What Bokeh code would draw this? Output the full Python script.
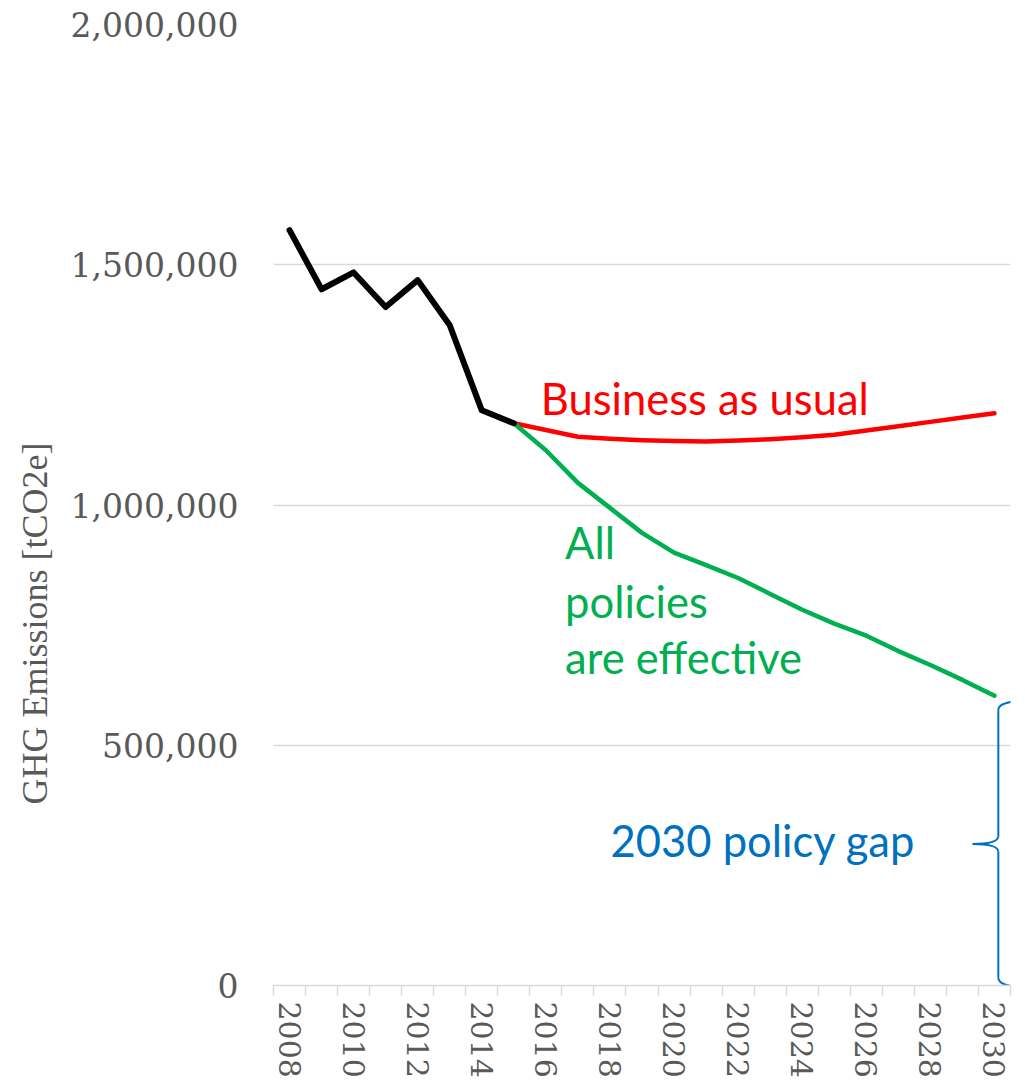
import numpy as np
from bokeh.plotting import figure
from bokeh.models import FixedTicker, NumeralTickFormatter, Range1d, Title
from bokeh.core.properties import value
from bokeh.embed import file_html
from bokeh.resources import INLINE

# ---------------- data ----------------
hist_years = [2008, 2009, 2010, 2011, 2012, 2013, 2014, 2015]
hist_values = [1572000, 1449000, 1484000, 1412000, 1468000, 1374000, 1197000, 1170000]

proj_years = list(range(2015, 2031))
bau_values = [1170000, 1156000, 1142000, 1138000, 1135000, 1133000, 1132000, 1134000,
              1137000, 1141000, 1146000, 1155000, 1164000, 1173000, 1182000, 1191000]
policy_values = [1170000, 1114000, 1046000, 994000, 942000, 901000, 875000, 848000,
                 815000, 782000, 753000, 728000, 696000, 667000, 636000, 603000]

tick_years = list(range(2008, 2031, 2))
all_years = list(range(2008, 2031))
y_ticks = [0, 500000, 1000000, 1500000, 2000000]

GRAY = "#595959"
GRID = "#D9D9D9"
RED = "#FF0000"
GREEN = "#00B050"
BLUE = "#0070C0"

p = figure(width=1020, height=1080,
           x_range=Range1d(all_years[0] - 0.5, all_years[-1] + 0.5),
           y_range=Range1d(0, 2000000),
           output_backend="svg", toolbar_location=None,
           min_border_left=272, min_border_right=10,
           min_border_top=24, min_border_bottom=94)
p.outline_line_color = None
p.background_fill_color = "white"
p.xgrid.grid_line_color = None
p.ygrid.grid_line_color = GRID
p.ygrid.grid_line_width = 1.5

# x axis
p.xaxis.ticker = FixedTicker(ticks=tick_years,
                             minor_ticks=[y - 0.5 for y in all_years] + [all_years[-1] + 0.5])
p.xaxis.axis_line_color = GRID
p.xaxis.axis_line_width = 1.5
p.xaxis.major_tick_line_color = None
p.xaxis.major_tick_out = 0
p.xaxis.major_tick_in = 0
p.xaxis.minor_tick_line_color = GRID
p.xaxis.minor_tick_line_width = 1.5
p.xaxis.minor_tick_out = 10
p.xaxis.minor_tick_in = 0
p.xaxis.major_label_orientation = "vertical"
p.xaxis.major_label_standoff = 6
p.xaxis.major_label_text_font = "DejaVu Serif"
p.xaxis.major_label_text_font_size = "30px"
p.xaxis.major_label_text_color = GRAY

# y axis
p.yaxis.ticker = FixedTicker(ticks=y_ticks)
p.yaxis.formatter = NumeralTickFormatter(format="0,0")
p.yaxis.axis_line_color = None
p.yaxis.major_tick_line_color = None
p.yaxis.minor_tick_line_color = None
p.yaxis.major_tick_out = 0
p.yaxis.major_tick_in = 0
p.yaxis.major_label_standoff = 35
p.yaxis.major_label_text_font = "DejaVu Serif"
p.yaxis.major_label_text_font_size = "33px"
p.yaxis.major_label_text_color = GRAY

# axis title, placed lower than centre as in the original
p.add_layout(Title(text="GHG Emissions [tCO2e]", align="left", offset=181,
                   standoff=25,
                   text_font="Liberation Serif", text_font_size="36px",
                   text_font_style="normal", text_color=GRAY), "left")

# lines
p.line(proj_years, bau_values, line_color=RED, line_width=4.5,
       line_join="round", line_cap="round")
p.line(proj_years, policy_values, line_color=GREEN, line_width=4.5,
       line_join="round", line_cap="round")
p.line(hist_years, hist_values, line_color="black", line_width=6,
       line_join="round", line_cap="round")

# annotations
font = value("Lato")
fs = "43.5px"
p.text(x=[2015.84], y=[1222000], text=["Business as usual"], text_color=RED,
       text_font=font, text_font_size=fs, text_baseline="alphabetic", text_align="left")
p.text(x=[2016.6] * 3, y=[922000, 801000, 683000],
       text=["All", "policies", "are effective"], text_color=GREEN,
       text_font=font, text_font_size=fs, text_baseline="alphabetic", text_align="left")
p.text(x=[2018.02], y=[302000], text=["2030 policy gap"], text_color=BLUE,
       text_font=font, text_font_size=fs, text_baseline="alphabetic", text_align="left")

# brace for the 2030 policy gap
bx = all_years[-1] + 0.12
top = policy_values[-1] - 14000
bot = 0
mid = (top + bot) / 2
d = 16000
arm = 0.85
tip = bx - 0.8
p.quadratic(x0=[bx + arm, bx, tip, bx], y0=[top + 3000, mid + d, mid, bot + d],
            x1=[bx, tip, bx, bx + arm], y1=[top - d, mid, mid - d, bot - 3000],
            cx=[bx, bx, bx, bx], cy=[top + 3000, mid, mid, bot - 3000],
            line_color=BLUE, line_width=2)
p.segment(x0=[bx, bx], y0=[top - d, mid - d], x1=[bx, bx], y1=[mid + d, bot + d],
          line_color=BLUE, line_width=2)

open("out.html", "w").write(file_html(p, INLINE))
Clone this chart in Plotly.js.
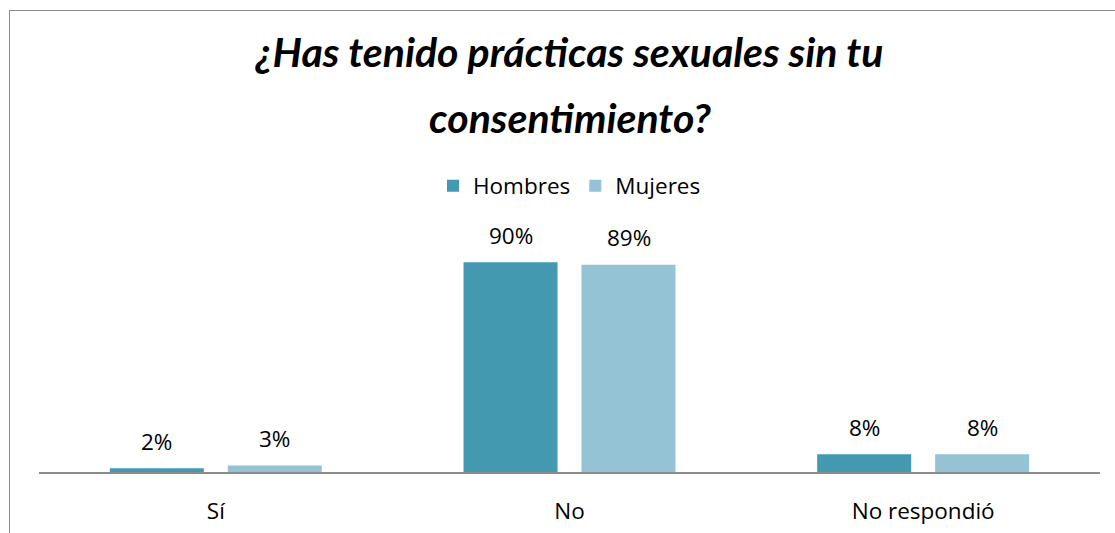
<!DOCTYPE html>
<html>
<head>
<meta charset="utf-8">
<script src="https://cdn.plot.ly/plotly-3.0.1.min.js"></script>
<style>
  html, body { margin: 0; padding: 0; background: #fff; }
  #chart { width: 1115px; height: 533px; position: absolute; left: 0; top: 0; }
  #frame { position: absolute; left: 9px; top: 10px; width: 1110px; height: 530px;
           border-left: 1.5px solid #8c8c8c; border-top: 1.5px solid #8c8c8c; pointer-events: none; }
</style>
</head>
<body>
<div id="chart"></div>
<div id="frame"></div>
<script>
const categories = ["Sí", "No", "No respondió"];
const seriesNames = ["Hombres", "Mujeres"];
const hombres = [1.6, 90.0, 7.6];
const mujeres = [2.8, 89.0, 7.6];
const seriesColors = ["#4399b0", "#93c3d4"];

const labelFont = { family: "Open Sans, sans-serif", size: 22.5, color: "#000000" };
const titleFont = { family: "Lato, sans-serif", size: 41, color: "#000000", weight: 700, style: "italic" };

const allValues = [hombres, mujeres];
const traces = allValues.map((vals, i) => ({
  type: "bar",
  name: seriesNames[i],
  x: categories,
  y: vals,
  marker: { color: seriesColors[i], line: { width: 0 } },
  hoverinfo: "skip"
}));

const annotations = [];
allValues.forEach((vals, i) => {
  vals.forEach((v, j) => {
    annotations.push({
      x: categories[j], y: v, xref: "x", yref: "y",
      text: Math.round(v) + "%",
      showarrow: false,
      xshift: i === 0 ? -59 : 59,
      yshift: 27,
      yanchor: "middle",
      font: labelFont
    });
  });
});
annotations.push({
  x: 0.5, xref: "paper", y: (472 - 117) / 233, yref: "paper",
  text: "consentimiento?", showarrow: false, yanchor: "middle", xanchor: "center",
  font: titleFont
});

const layout = {
  width: 1115, height: 533,
  margin: { l: 39, r: 15, t: 239, b: 61, pad: 0 },
  paper_bgcolor: "#ffffff", plot_bgcolor: "#ffffff",
  title: {
    text: "¿Has tenido prácticas sexuales sin tu",
    font: titleFont,
    x: 0.5, xref: "paper", xanchor: "center",
    y: 1 - 53 / 533, yref: "container", yanchor: "middle"
  },
  barmode: "group",
  bargap: 0.333,
  bargroupgap: 0.203,
  showlegend: true,
  legend: {
    orientation: "h", x: 0.5, xanchor: "center",
    y: (472 - 186) / 233, yanchor: "middle",
    font: labelFont, bgcolor: "rgba(0,0,0,0)"
  },
  xaxis: {
    type: "category",
    range: [-0.5, 2.5],
    showline: true, linecolor: "#8c8c8c", linewidth: 1.5,
    showgrid: false, zeroline: false,
    ticks: "", ticklabelstandoff: 18,
    tickfont: labelFont, fixedrange: true
  },
  yaxis: {
    range: [0, 100],
    visible: false, showgrid: false, zeroline: false, fixedrange: true
  },
  annotations: annotations
};

Plotly.newPlot("chart", traces, layout, { displayModeBar: false, staticPlot: true });
</script>
</body>
</html>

-=-=-=-=-

● **Exercise prompt**
Write out exactly the opening lines of the data, stopping after the line that holds "p.ygrid.grid_line_width = 1.5". Exclude pictures.

● **Correct answer**
What Bokeh code would draw this? Output the full Python script.
import numpy as np
from bokeh.plotting import figure
from bokeh.models import FixedTicker, NumeralTickFormatter, Range1d, Title
from bokeh.core.properties import value
from bokeh.embed import file_html
from bokeh.resources import INLINE

# ---------------- data ----------------
hist_years = [2008, 2009, 2010, 2011, 2012, 2013, 2014, 2015]
hist_values = [1572000, 1449000, 1484000, 1412000, 1468000, 1374000, 1197000, 1170000]

proj_years = list(range(2015, 2031))
bau_values = [1170000, 1156000, 1142000, 1138000, 1135000, 1133000, 1132000, 1134000,
              1137000, 1141000, 1146000, 1155000, 1164000, 1173000, 1182000, 1191000]
policy_values = [1170000, 1114000, 1046000, 994000, 942000, 901000, 875000, 848000,
                 815000, 782000, 753000, 728000, 696000, 667000, 636000, 603000]

tick_years = list(range(2008, 2031, 2))
all_years = list(range(2008, 2031))
y_ticks = [0, 500000, 1000000, 1500000, 2000000]

GRAY = "#595959"
GRID = "#D9D9D9"
RED = "#FF0000"
GREEN = "#00B050"
BLUE = "#0070C0"

p = figure(width=1020, height=1080,
           x_range=Range1d(all_years[0] - 0.5, all_years[-1] + 0.5),
           y_range=Range1d(0, 2000000),
           output_backend="svg", toolbar_location=None,
           min_border_left=272, min_border_right=10,
           min_border_top=24, min_border_bottom=94)
p.outline_line_color = None
p.background_fill_color = "white"
p.xgrid.grid_line_color = None
p.ygrid.grid_line_color = GRID
p.ygrid.grid_line_width = 1.5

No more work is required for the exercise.